The task. Give back the full listing verbatim, apart from its images.

§ §

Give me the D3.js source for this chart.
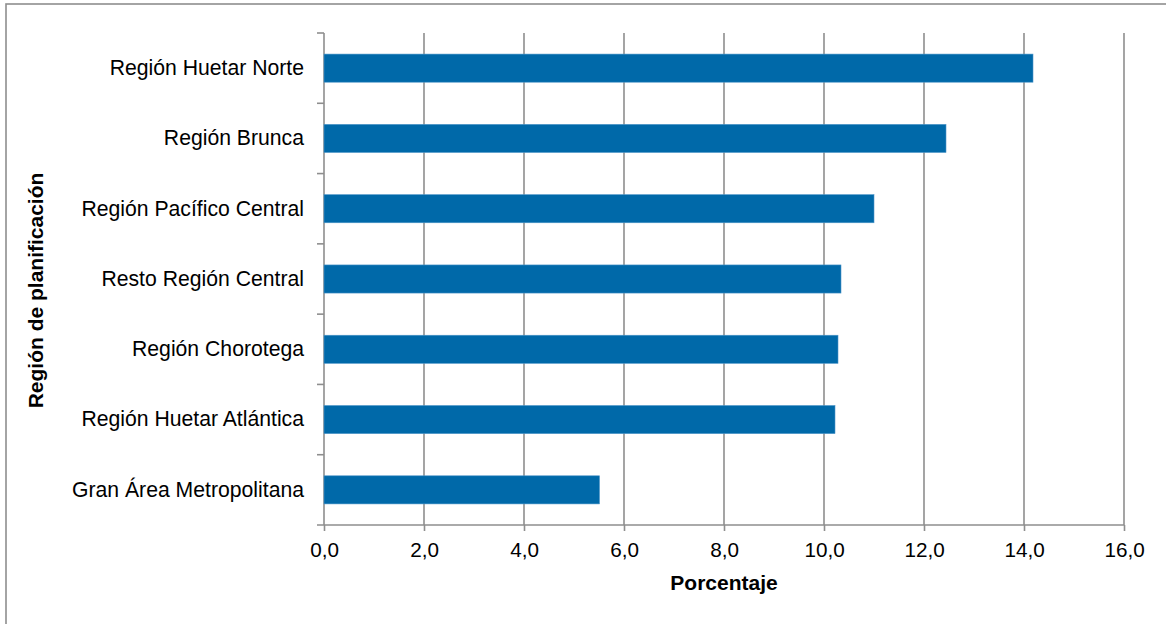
<!DOCTYPE html>
<html>
<head>
<meta charset="utf-8">
<script src="https://cdn.jsdelivr.net/npm/d3@7"></script>
<style>
  html, body { margin: 0; padding: 0; background: #fff; }
  svg { display: block; font-family: "Liberation Sans", Arial, sans-serif; }
</style>
</head>
<body>
<svg id="chart" width="1166" height="624"></svg>
<script>
const categories = [
  "Región Huetar Norte",
  "Región Brunca",
  "Región Pacífico Central",
  "Resto Región Central",
  "Región Chorotega",
  "Región Huetar Atlántica",
  "Gran Área Metropolitana"
];
const values = [14.18, 12.44, 11.0, 10.34, 10.28, 10.22, 5.51];
const xTicks = [0, 2, 4, 6, 8, 10, 12, 14, 16];
const xTitle = "Porcentaje";
const yTitle = "Región de planificación";

(function () {
const svg = d3.select("#chart");
const W = 1166, H = 624;
const pL = 324, pR = 1124, pT = 33, pB = 525;
const gray = "#8e8e8e";

// outer frame (cropped at right & bottom like the reference)
svg.append("rect")
  .attr("x", 6).attr("y", 4)
  .attr("width", W + 20).attr("height", H + 20)
  .attr("fill", "none").attr("stroke", gray).attr("stroke-width", 1.6);

const x = d3.scaleLinear().domain([0, 16]).range([pL, pR]);
const y = d3.scaleBand().domain(categories).range([pT, pB]).paddingInner(0.6).paddingOuter(0.3);

const fmt = d => d3.format(".1f")(d).replace(".", ",");

// gridlines
svg.append("g").selectAll("line").data(xTicks).join("line")
  .attr("x1", d => x(d)).attr("x2", d => x(d))
  .attr("y1", pT).attr("y2", pB)
  .attr("stroke", gray).attr("stroke-width", 1.6);

// bars
svg.append("g").selectAll("rect").data(categories).join("rect")
  .attr("x", x(0))
  .attr("y", d => y(d))
  .attr("width", (d, i) => x(values[i]) - x(0))
  .attr("height", y.bandwidth())
  .attr("fill", "#0069a9")
  .attr("stroke", "#4d95c8").attr("stroke-width", 0.6);

// x axis
const xAxis = svg.append("g").attr("transform", `translate(0,${pB})`)
  .call(d3.axisBottom(x).tickValues(xTicks).tickFormat(fmt).tickSize(6).tickPadding(11.5));
xAxis.select(".domain").remove();
xAxis.selectAll(".tick line").attr("stroke", gray).attr("stroke-width", 1.6);
xAxis.selectAll(".tick text").attr("font-size", "20.7px").attr("fill", "#000")
  .attr("font-family", "Liberation Sans, Arial, sans-serif");
svg.append("line").attr("x1", x(0) - 7).attr("x2", x(16)).attr("y1", pB).attr("y2", pB)
  .attr("stroke", gray).attr("stroke-width", 1.6);

// y axis labels
const yAxis = svg.append("g").attr("transform", `translate(${pL},0)`)
  .call(d3.axisLeft(y).tickSize(0).tickPadding(20));
yAxis.select(".domain").remove();
yAxis.selectAll(".tick text").attr("font-size", "21.2px").attr("fill", "#000")
  .attr("font-family", "Liberation Sans, Arial, sans-serif");

// y boundary ticks
const bounds = categories.map(c => y(c) - y.step() * y.paddingInner() / 2);
svg.append("g").selectAll("line").data(bounds).join("line")
  .attr("x1", x(0) - 7).attr("x2", x(0))
  .attr("y1", d => d).attr("y2", d => d)
  .attr("stroke", gray).attr("stroke-width", 1.6);

// titles
svg.append("text")
  .attr("x", (pL + pR) / 2).attr("y", 590)
  .attr("text-anchor", "middle").attr("font-weight", "bold").attr("font-size", "21px")
  .text(xTitle);
svg.append("text")
  .attr("transform", "translate(43,290.5) rotate(-90)")
  .attr("text-anchor", "middle").attr("font-weight", "bold").attr("font-size", "21px")
  .text(yTitle);
})();
</script>
</body>
</html>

§ §

Reply.
Give me the D3.js source for this chart.
<!DOCTYPE html>
<html>
<head>
<meta charset="utf-8">
<script src="https://cdn.jsdelivr.net/npm/d3@7"></script>
<style>
  html, body { margin: 0; padding: 0; background: #fff; }
  svg { display: block; font-family: "Liberation Sans", Arial, sans-serif; }
</style>
</head>
<body>
<svg id="chart" width="1166" height="624"></svg>
<script>
const categories = [
  "Región Huetar Norte",
  "Región Brunca",
  "Región Pacífico Central",
  "Resto Región Central",
  "Región Chorotega",
  "Región Huetar Atlántica",
  "Gran Área Metropolitana"
];
const values = [14.18, 12.44, 11.0, 10.34, 10.28, 10.22, 5.51];
const xTicks = [0, 2, 4, 6, 8, 10, 12, 14, 16];
const xTitle = "Porcentaje";
const yTitle = "Región de planificación";

(function () {
const svg = d3.select("#chart");
const W = 1166, H = 624;
const pL = 324, pR = 1124, pT = 33, pB = 525;
const gray = "#8e8e8e";

// outer frame (cropped at right & bottom like the reference)
svg.append("rect")
  .attr("x", 6).attr("y", 4)
  .attr("width", W + 20).attr("height", H + 20)
  .attr("fill", "none").attr("stroke", gray).attr("stroke-width", 1.6);

const x = d3.scaleLinear().domain([0, 16]).range([pL, pR]);
const y = d3.scaleBand().domain(categories).range([pT, pB]).paddingInner(0.6).paddingOuter(0.3);

const fmt = d => d3.format(".1f")(d).replace(".", ",");

// gridlines
svg.append("g").selectAll("line").data(xTicks).join("line")
  .attr("x1", d => x(d)).attr("x2", d => x(d))
  .attr("y1", pT).attr("y2", pB)
  .attr("stroke", gray).attr("stroke-width", 1.6);

// bars
svg.append("g").selectAll("rect").data(categories).join("rect")
  .attr("x", x(0))
  .attr("y", d => y(d))
  .attr("width", (d, i) => x(values[i]) - x(0))
  .attr("height", y.bandwidth())
  .attr("fill", "#0069a9")
  .attr("stroke", "#4d95c8").attr("stroke-width", 0.6);

// x axis
const xAxis = svg.append("g").attr("transform", `translate(0,${pB})`)
  .call(d3.axisBottom(x).tickValues(xTicks).tickFormat(fmt).tickSize(6).tickPadding(11.5));
xAxis.select(".domain").remove();
xAxis.selectAll(".tick line").attr("stroke", gray).attr("stroke-width", 1.6);
xAxis.selectAll(".tick text").attr("font-size", "20.7px").attr("fill", "#000")
  .attr("font-family", "Liberation Sans, Arial, sans-serif");
svg.append("line").attr("x1", x(0) - 7).attr("x2", x(16)).attr("y1", pB).attr("y2", pB)
  .attr("stroke", gray).attr("stroke-width", 1.6);

// y axis labels
const yAxis = svg.append("g").attr("transform", `translate(${pL},0)`)
  .call(d3.axisLeft(y).tickSize(0).tickPadding(20));
yAxis.select(".domain").remove();
yAxis.selectAll(".tick text").attr("font-size", "21.2px").attr("fill", "#000")
  .attr("font-family", "Liberation Sans, Arial, sans-serif");

// y boundary ticks
const bounds = categories.map(c => y(c) - y.step() * y.paddingInner() / 2);
svg.append("g").selectAll("line").data(bounds).join("line")
  .attr("x1", x(0) - 7).attr("x2", x(0))
  .attr("y1", d => d).attr("y2", d => d)
  .attr("stroke", gray).attr("stroke-width", 1.6);

// titles
svg.append("text")
  .attr("x", (pL + pR) / 2).attr("y", 590)
  .attr("text-anchor", "middle").attr("font-weight", "bold").attr("font-size", "21px")
  .text(xTitle);
svg.append("text")
  .attr("transform", "translate(43,290.5) rotate(-90)")
  .attr("text-anchor", "middle").attr("font-weight", "bold").attr("font-size", "21px")
  .text(yTitle);
})();
</script>
</body>
</html>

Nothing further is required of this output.